L’ÉCHANGE

Ils sont quatre, couvertures usées et coins émoussés. Quatre carnets. Les reliques d’une jeunesse, celle, très vécue, d’Antoine Jean Gros… En 1848, Delacroix paya ses dettes envers le chantre de la geste napoléonienne, le premier «moderne» de l’art français, et l’accoucheur du romantisme. Les comptes étaient bons. Côté carnets, en revanche, les chiffres pleurent. A la mort de Gros, qui se suicide en 1835, on inventoria 24 de ces musées portatifs où s’était entassé notamment le trésor des années italiennes… C’était son butin, parallèle à celui qu’il avait contribué à constituer au gré des victoires du jeune Aigle en péninsule.
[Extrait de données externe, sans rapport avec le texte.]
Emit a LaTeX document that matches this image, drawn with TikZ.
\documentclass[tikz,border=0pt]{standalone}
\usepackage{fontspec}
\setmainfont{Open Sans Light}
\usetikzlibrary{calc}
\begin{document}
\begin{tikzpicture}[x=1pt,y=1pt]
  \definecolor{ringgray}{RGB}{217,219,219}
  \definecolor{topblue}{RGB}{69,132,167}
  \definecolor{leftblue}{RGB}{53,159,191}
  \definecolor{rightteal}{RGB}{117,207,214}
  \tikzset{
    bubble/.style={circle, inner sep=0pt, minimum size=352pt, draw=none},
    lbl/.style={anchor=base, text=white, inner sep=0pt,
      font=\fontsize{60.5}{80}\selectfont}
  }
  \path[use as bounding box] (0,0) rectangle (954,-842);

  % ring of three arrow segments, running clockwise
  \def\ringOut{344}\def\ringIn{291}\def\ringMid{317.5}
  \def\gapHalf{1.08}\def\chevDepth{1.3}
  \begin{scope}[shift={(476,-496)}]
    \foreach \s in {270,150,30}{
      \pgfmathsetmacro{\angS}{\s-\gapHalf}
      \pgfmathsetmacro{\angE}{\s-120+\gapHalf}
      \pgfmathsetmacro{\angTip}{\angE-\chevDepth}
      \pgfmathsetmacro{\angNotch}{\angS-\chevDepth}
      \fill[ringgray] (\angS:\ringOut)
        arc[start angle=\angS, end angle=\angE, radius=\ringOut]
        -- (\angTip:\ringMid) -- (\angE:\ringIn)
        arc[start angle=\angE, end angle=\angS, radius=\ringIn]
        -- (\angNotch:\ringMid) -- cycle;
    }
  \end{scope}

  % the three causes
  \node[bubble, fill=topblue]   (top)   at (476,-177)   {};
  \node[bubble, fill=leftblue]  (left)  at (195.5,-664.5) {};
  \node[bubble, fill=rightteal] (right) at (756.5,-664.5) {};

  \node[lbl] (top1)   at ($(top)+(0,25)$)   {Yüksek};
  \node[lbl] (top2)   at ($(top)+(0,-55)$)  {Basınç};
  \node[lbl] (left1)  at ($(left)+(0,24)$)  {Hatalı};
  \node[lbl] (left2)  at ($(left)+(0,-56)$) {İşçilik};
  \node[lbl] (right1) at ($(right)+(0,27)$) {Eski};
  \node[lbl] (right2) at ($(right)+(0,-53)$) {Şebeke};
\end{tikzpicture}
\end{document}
Les fanatiques de Gros, j’en suis, n’ont pas renoncé à l’espoir de voir resurgir les carnets manquants. Les quatre qu’abrite le Louvre viennent d’être publiés par Laura Angelucci, accompagnés des feuilles que le musée a acquises depuis la vente après décès du peintre. L’ensemble, qu’une exposition célèbre, impressionne, surprend, émeut. Car il n’est pas, au sein des davidiens affranchis, d’artiste plus « sensible » et moins maître de ses humeurs noires. A 22 ans, après avoir frôlé le Prix de Rome, Gros quitte le Paris de la Terreur et de la conscription. David a le bras long : ce Jacobin opportuniste est une mère pour ses élèves. Nous sommes en janvier 1793, la décapitation sordide de Louis XVI n’a que 10 jours lorsque Gros file vers l’Italie. Les Français n’y sont pas bien reçus partout. Le républicain Gros croyait fuir les dangers de la politique et les appels de la guerre, ils le poursuivent jusqu’à la divine rencontre de Gênes : le 27 novembre 1796, Joséphine, qui s’était rapprochée de son victorieux général, est présentée à ce Français encore incertain de son génie et de sa route. Coup de foudre : « Je vous emmène à Milan, je vous emmène partout », lui promet la future impératrice. Elle tiendra parole.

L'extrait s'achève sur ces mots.